▶ Exercise requirements
Determine how many lines contain the string "chart". Respond with that number and nothing more.

^^^^^^^^^^^^^^^^

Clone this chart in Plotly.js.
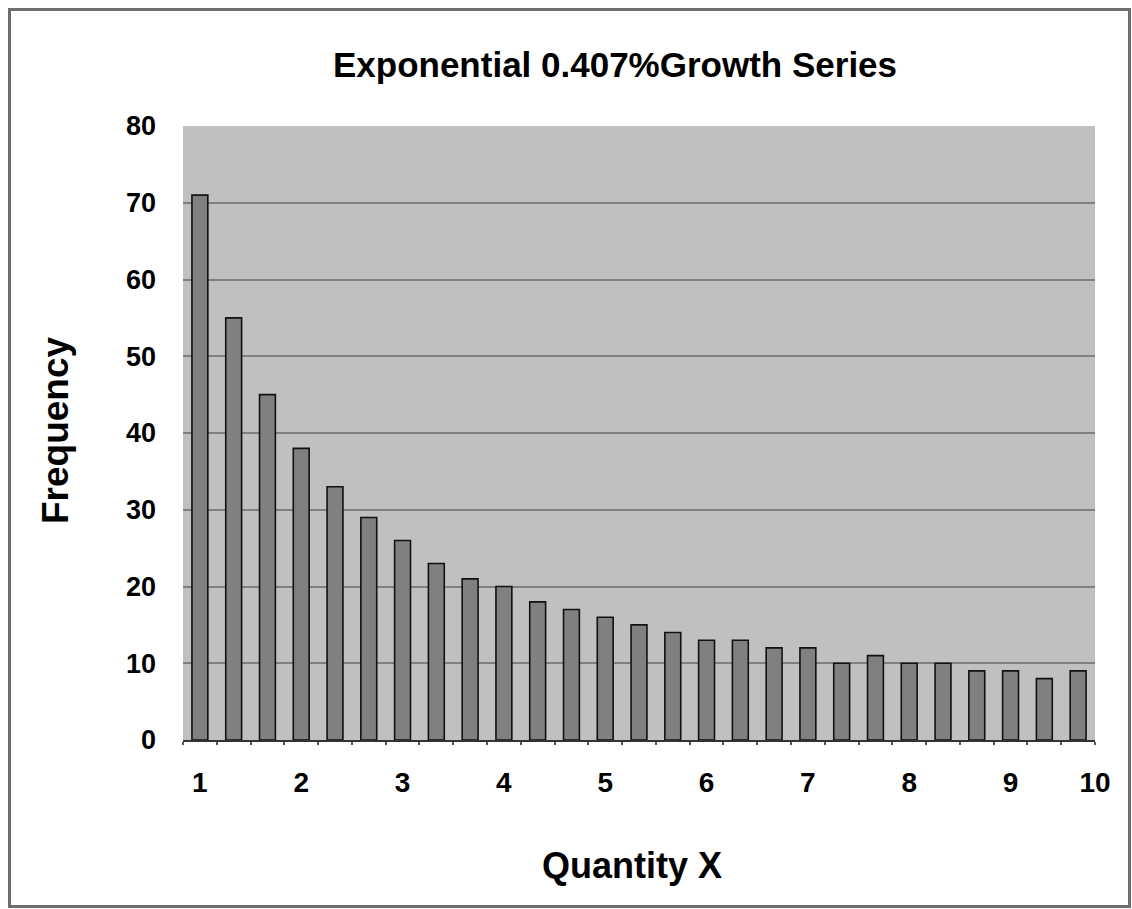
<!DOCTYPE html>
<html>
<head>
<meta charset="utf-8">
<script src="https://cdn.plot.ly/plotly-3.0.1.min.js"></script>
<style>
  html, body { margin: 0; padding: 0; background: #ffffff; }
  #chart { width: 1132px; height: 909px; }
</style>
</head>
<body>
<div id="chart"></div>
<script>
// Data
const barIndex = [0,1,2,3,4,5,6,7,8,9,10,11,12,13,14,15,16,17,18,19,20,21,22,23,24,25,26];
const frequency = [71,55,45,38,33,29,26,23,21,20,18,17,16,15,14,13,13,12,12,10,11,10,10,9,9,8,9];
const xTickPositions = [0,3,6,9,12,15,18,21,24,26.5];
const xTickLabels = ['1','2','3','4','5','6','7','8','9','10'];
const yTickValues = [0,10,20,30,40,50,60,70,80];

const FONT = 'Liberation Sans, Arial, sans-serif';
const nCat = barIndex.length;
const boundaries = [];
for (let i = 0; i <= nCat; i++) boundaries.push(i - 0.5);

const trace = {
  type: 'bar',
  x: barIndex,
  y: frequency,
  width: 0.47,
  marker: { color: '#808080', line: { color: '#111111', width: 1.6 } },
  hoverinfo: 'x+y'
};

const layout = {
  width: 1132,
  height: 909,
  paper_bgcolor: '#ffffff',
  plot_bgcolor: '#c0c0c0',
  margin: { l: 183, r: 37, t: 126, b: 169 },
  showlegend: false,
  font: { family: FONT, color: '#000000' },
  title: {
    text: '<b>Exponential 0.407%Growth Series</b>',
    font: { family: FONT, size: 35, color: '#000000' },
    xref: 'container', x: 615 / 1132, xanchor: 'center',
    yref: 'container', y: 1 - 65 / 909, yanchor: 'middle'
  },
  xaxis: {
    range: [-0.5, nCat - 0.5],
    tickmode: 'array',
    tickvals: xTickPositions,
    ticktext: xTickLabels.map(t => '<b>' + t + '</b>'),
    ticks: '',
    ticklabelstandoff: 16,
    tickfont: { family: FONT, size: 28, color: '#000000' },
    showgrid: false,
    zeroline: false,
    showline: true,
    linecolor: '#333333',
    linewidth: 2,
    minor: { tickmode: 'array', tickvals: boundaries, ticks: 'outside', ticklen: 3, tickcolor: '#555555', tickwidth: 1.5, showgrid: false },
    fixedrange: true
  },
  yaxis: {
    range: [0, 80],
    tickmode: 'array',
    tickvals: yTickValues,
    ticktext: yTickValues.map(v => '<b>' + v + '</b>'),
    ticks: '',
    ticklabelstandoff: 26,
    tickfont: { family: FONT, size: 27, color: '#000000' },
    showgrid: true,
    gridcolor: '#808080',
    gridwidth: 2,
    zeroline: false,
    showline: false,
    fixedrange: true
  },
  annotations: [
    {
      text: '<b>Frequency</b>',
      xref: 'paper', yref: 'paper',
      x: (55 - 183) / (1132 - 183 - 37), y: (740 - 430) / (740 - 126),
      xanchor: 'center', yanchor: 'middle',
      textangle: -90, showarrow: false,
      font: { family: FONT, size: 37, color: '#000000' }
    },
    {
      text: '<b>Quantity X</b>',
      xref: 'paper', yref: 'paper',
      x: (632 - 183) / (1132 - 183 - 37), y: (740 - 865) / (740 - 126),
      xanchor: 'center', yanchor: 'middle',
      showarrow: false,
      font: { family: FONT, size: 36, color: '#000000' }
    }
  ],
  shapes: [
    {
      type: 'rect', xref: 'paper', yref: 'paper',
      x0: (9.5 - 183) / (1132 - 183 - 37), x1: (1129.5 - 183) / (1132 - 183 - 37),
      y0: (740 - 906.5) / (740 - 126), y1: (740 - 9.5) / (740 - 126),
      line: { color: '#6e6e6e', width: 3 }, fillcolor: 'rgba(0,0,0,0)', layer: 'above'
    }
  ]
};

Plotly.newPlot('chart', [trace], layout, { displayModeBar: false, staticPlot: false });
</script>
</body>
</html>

^^^^^^^^^^^^^^^^

▶ Result below
4